_Stored records_.
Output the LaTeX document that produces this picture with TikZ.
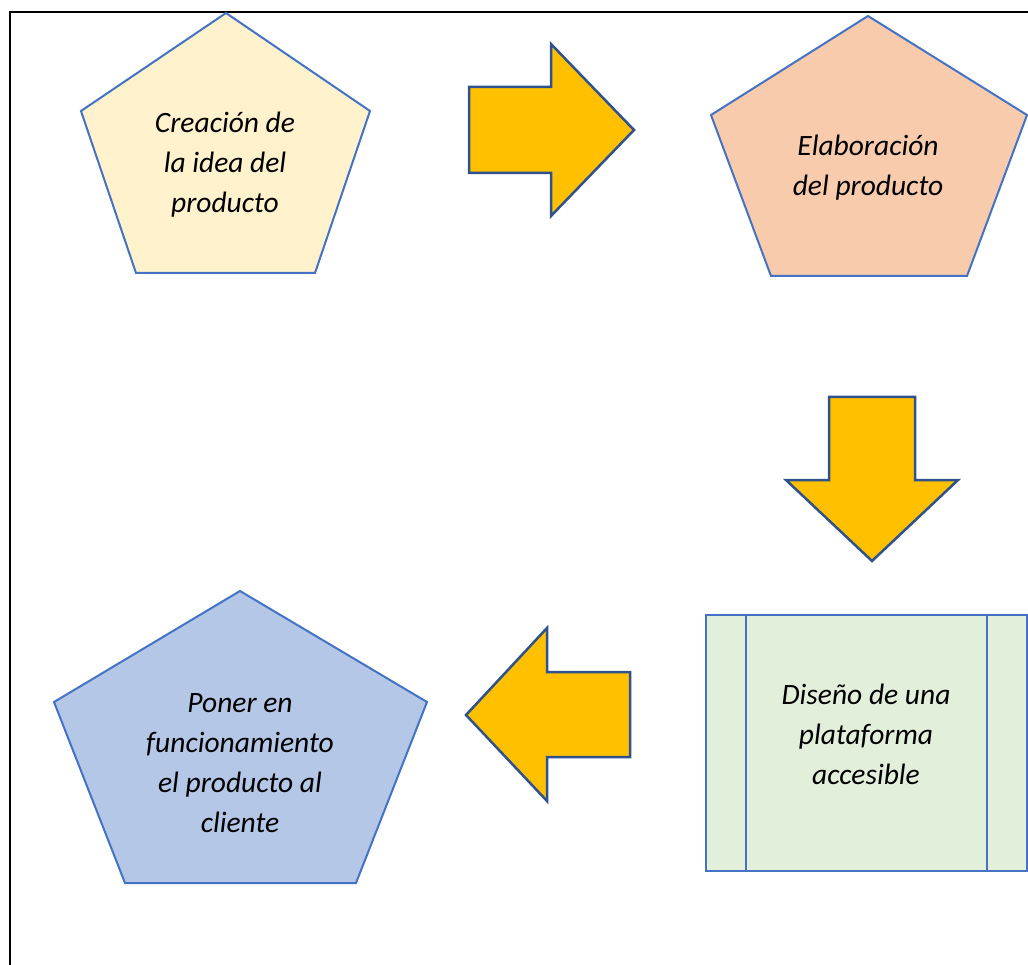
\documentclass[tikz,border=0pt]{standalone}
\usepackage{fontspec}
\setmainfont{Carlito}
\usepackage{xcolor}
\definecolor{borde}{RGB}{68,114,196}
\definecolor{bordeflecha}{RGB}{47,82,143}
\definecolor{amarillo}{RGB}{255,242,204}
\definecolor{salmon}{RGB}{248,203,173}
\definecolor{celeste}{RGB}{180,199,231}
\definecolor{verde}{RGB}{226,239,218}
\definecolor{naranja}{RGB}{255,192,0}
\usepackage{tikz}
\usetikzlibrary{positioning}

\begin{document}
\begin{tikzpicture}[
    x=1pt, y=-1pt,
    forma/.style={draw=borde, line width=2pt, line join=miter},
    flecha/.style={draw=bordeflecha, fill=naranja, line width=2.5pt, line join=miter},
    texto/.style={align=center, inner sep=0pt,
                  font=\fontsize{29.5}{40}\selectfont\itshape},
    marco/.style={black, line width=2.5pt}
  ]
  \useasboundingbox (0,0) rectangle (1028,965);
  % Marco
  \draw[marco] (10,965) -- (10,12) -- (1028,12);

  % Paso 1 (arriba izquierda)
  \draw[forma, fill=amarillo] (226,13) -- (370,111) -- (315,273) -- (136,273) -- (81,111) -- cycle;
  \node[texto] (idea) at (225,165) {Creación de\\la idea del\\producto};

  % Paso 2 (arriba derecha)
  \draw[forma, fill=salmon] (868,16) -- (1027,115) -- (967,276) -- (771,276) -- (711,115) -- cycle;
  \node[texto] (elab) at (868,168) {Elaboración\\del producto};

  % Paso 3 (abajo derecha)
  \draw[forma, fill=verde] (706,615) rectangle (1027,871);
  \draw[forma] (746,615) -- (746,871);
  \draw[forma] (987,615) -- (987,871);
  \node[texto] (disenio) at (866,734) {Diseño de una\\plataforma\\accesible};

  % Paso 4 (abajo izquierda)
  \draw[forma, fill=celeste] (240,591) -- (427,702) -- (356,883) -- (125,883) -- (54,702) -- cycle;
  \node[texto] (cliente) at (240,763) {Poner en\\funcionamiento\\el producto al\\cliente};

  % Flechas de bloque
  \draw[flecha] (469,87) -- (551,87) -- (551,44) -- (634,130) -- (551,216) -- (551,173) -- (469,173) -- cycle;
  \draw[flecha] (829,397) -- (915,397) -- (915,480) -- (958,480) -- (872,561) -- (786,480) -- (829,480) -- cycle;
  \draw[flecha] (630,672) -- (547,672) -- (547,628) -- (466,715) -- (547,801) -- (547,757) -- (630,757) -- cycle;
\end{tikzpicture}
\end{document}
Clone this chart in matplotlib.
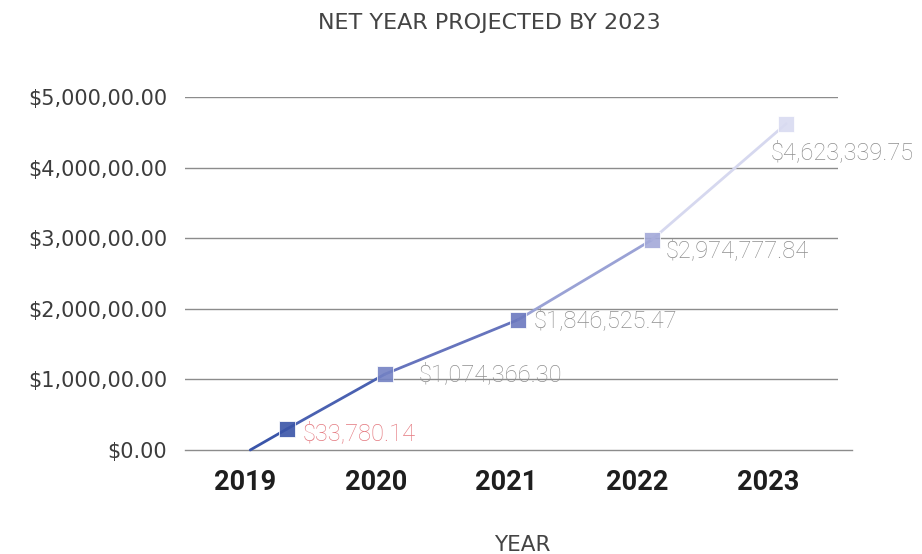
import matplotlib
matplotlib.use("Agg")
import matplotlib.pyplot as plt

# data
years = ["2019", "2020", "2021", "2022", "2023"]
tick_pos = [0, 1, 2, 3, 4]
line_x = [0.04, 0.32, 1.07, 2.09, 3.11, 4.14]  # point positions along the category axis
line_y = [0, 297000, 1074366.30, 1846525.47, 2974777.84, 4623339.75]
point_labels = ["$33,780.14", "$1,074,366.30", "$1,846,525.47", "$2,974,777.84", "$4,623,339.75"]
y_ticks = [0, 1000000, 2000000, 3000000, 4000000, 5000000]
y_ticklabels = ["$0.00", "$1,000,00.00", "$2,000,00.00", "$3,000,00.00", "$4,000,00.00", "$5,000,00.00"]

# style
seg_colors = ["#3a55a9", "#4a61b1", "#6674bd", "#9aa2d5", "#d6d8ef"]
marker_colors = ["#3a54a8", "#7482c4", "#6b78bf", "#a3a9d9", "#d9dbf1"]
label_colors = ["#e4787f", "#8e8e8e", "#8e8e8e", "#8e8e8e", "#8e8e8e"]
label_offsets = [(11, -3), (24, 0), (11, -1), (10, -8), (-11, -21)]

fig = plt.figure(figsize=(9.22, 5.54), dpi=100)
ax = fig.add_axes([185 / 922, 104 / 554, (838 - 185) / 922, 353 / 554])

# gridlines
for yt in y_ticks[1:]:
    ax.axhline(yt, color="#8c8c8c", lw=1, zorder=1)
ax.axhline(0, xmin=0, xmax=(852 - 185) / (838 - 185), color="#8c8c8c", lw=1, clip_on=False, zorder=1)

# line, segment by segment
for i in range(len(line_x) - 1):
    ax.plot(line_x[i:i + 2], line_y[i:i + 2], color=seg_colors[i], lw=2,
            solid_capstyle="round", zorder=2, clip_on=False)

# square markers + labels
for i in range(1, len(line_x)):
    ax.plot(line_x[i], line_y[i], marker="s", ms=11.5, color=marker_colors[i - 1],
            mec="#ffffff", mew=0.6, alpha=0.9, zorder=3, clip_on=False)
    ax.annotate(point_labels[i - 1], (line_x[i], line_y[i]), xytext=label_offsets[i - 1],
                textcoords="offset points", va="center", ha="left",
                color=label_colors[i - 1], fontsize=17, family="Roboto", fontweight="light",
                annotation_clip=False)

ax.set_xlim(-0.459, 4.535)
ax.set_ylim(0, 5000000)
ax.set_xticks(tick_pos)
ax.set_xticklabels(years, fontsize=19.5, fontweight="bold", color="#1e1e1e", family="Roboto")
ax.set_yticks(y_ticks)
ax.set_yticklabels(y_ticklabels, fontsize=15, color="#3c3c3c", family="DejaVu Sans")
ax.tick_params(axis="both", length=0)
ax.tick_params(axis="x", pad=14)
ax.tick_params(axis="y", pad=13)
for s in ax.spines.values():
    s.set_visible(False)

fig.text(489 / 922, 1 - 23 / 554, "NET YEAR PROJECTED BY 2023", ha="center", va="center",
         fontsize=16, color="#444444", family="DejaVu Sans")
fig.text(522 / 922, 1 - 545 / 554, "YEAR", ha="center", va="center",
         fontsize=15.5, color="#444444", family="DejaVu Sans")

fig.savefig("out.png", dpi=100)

_Your goal_. Copy every record above exactly, leaving out any pictures.

_In response_.
Output the LaTeX document that produces this picture with TikZ.
\documentclass[tikz,border=0pt]{standalone}
\usepackage{fontspec}
\setmainfont{Carlito}
\usepackage{xcolor}
\definecolor{borde}{RGB}{68,114,196}
\definecolor{bordeflecha}{RGB}{47,82,143}
\definecolor{amarillo}{RGB}{255,242,204}
\definecolor{salmon}{RGB}{248,203,173}
\definecolor{celeste}{RGB}{180,199,231}
\definecolor{verde}{RGB}{226,239,218}
\definecolor{naranja}{RGB}{255,192,0}
\usepackage{tikz}
\usetikzlibrary{positioning}

\begin{document}
\begin{tikzpicture}[
    x=1pt, y=-1pt,
    forma/.style={draw=borde, line width=2pt, line join=miter},
    flecha/.style={draw=bordeflecha, fill=naranja, line width=2.5pt, line join=miter},
    texto/.style={align=center, inner sep=0pt,
                  font=\fontsize{29.5}{40}\selectfont\itshape},
    marco/.style={black, line width=2.5pt}
  ]
  \useasboundingbox (0,0) rectangle (1028,965);
  % Marco
  \draw[marco] (10,965) -- (10,12) -- (1028,12);

  % Paso 1 (arriba izquierda)
  \draw[forma, fill=amarillo] (226,13) -- (370,111) -- (315,273) -- (136,273) -- (81,111) -- cycle;
  \node[texto] (idea) at (225,165) {Creación de\\la idea del\\producto};

  % Paso 2 (arriba derecha)
  \draw[forma, fill=salmon] (868,16) -- (1027,115) -- (967,276) -- (771,276) -- (711,115) -- cycle;
  \node[texto] (elab) at (868,168) {Elaboración\\del producto};

  % Paso 3 (abajo derecha)
  \draw[forma, fill=verde] (706,615) rectangle (1027,871);
  \draw[forma] (746,615) -- (746,871);
  \draw[forma] (987,615) -- (987,871);
  \node[texto] (disenio) at (866,734) {Diseño de una\\plataforma\\accesible};

  % Paso 4 (abajo izquierda)
  \draw[forma, fill=celeste] (240,591) -- (427,702) -- (356,883) -- (125,883) -- (54,702) -- cycle;
  \node[texto] (cliente) at (240,763) {Poner en\\funcionamiento\\el producto al\\cliente};

  % Flechas de bloque
  \draw[flecha] (469,87) -- (551,87) -- (551,44) -- (634,130) -- (551,216) -- (551,173) -- (469,173) -- cycle;
  \draw[flecha] (829,397) -- (915,397) -- (915,480) -- (958,480) -- (872,561) -- (786,480) -- (829,480) -- cycle;
  \draw[flecha] (630,672) -- (547,672) -- (547,628) -- (466,715) -- (547,801) -- (547,757) -- (630,757) -- cycle;
\end{tikzpicture}
\end{document}
Clone this chart in matplotlib.
import matplotlib
matplotlib.use("Agg")
import matplotlib.pyplot as plt

# data
years = ["2019", "2020", "2021", "2022", "2023"]
tick_pos = [0, 1, 2, 3, 4]
line_x = [0.04, 0.32, 1.07, 2.09, 3.11, 4.14]  # point positions along the category axis
line_y = [0, 297000, 1074366.30, 1846525.47, 2974777.84, 4623339.75]
point_labels = ["$33,780.14", "$1,074,366.30", "$1,846,525.47", "$2,974,777.84", "$4,623,339.75"]
y_ticks = [0, 1000000, 2000000, 3000000, 4000000, 5000000]
y_ticklabels = ["$0.00", "$1,000,00.00", "$2,000,00.00", "$3,000,00.00", "$4,000,00.00", "$5,000,00.00"]

# style
seg_colors = ["#3a55a9", "#4a61b1", "#6674bd", "#9aa2d5", "#d6d8ef"]
marker_colors = ["#3a54a8", "#7482c4", "#6b78bf", "#a3a9d9", "#d9dbf1"]
label_colors = ["#e4787f", "#8e8e8e", "#8e8e8e", "#8e8e8e", "#8e8e8e"]
label_offsets = [(11, -3), (24, 0), (11, -1), (10, -8), (-11, -21)]

fig = plt.figure(figsize=(9.22, 5.54), dpi=100)
ax = fig.add_axes([185 / 922, 104 / 554, (838 - 185) / 922, 353 / 554])

# gridlines
for yt in y_ticks[1:]:
    ax.axhline(yt, color="#8c8c8c", lw=1, zorder=1)
ax.axhline(0, xmin=0, xmax=(852 - 185) / (838 - 185), color="#8c8c8c", lw=1, clip_on=False, zorder=1)

# line, segment by segment
for i in range(len(line_x) - 1):
    ax.plot(line_x[i:i + 2], line_y[i:i + 2], color=seg_colors[i], lw=2,
            solid_capstyle="round", zorder=2, clip_on=False)

# square markers + labels
for i in range(1, len(line_x)):
    ax.plot(line_x[i], line_y[i], marker="s", ms=11.5, color=marker_colors[i - 1],
            mec="#ffffff", mew=0.6, alpha=0.9, zorder=3, clip_on=False)
    ax.annotate(point_labels[i - 1], (line_x[i], line_y[i]), xytext=label_offsets[i - 1],
                textcoords="offset points", va="center", ha="left",
                color=label_colors[i - 1], fontsize=17, family="Roboto", fontweight="light",
                annotation_clip=False)

ax.set_xlim(-0.459, 4.535)
ax.set_ylim(0, 5000000)
ax.set_xticks(tick_pos)
ax.set_xticklabels(years, fontsize=19.5, fontweight="bold", color="#1e1e1e", family="Roboto")
ax.set_yticks(y_ticks)
ax.set_yticklabels(y_ticklabels, fontsize=15, color="#3c3c3c", family="DejaVu Sans")
ax.tick_params(axis="both", length=0)
ax.tick_params(axis="x", pad=14)
ax.tick_params(axis="y", pad=13)
for s in ax.spines.values():
    s.set_visible(False)

fig.text(489 / 922, 1 - 23 / 554, "NET YEAR PROJECTED BY 2023", ha="center", va="center",
         fontsize=16, color="#444444", family="DejaVu Sans")
fig.text(522 / 922, 1 - 545 / 554, "YEAR", ha="center", va="center",
         fontsize=15.5, color="#444444", family="DejaVu Sans")

fig.savefig("out.png", dpi=100)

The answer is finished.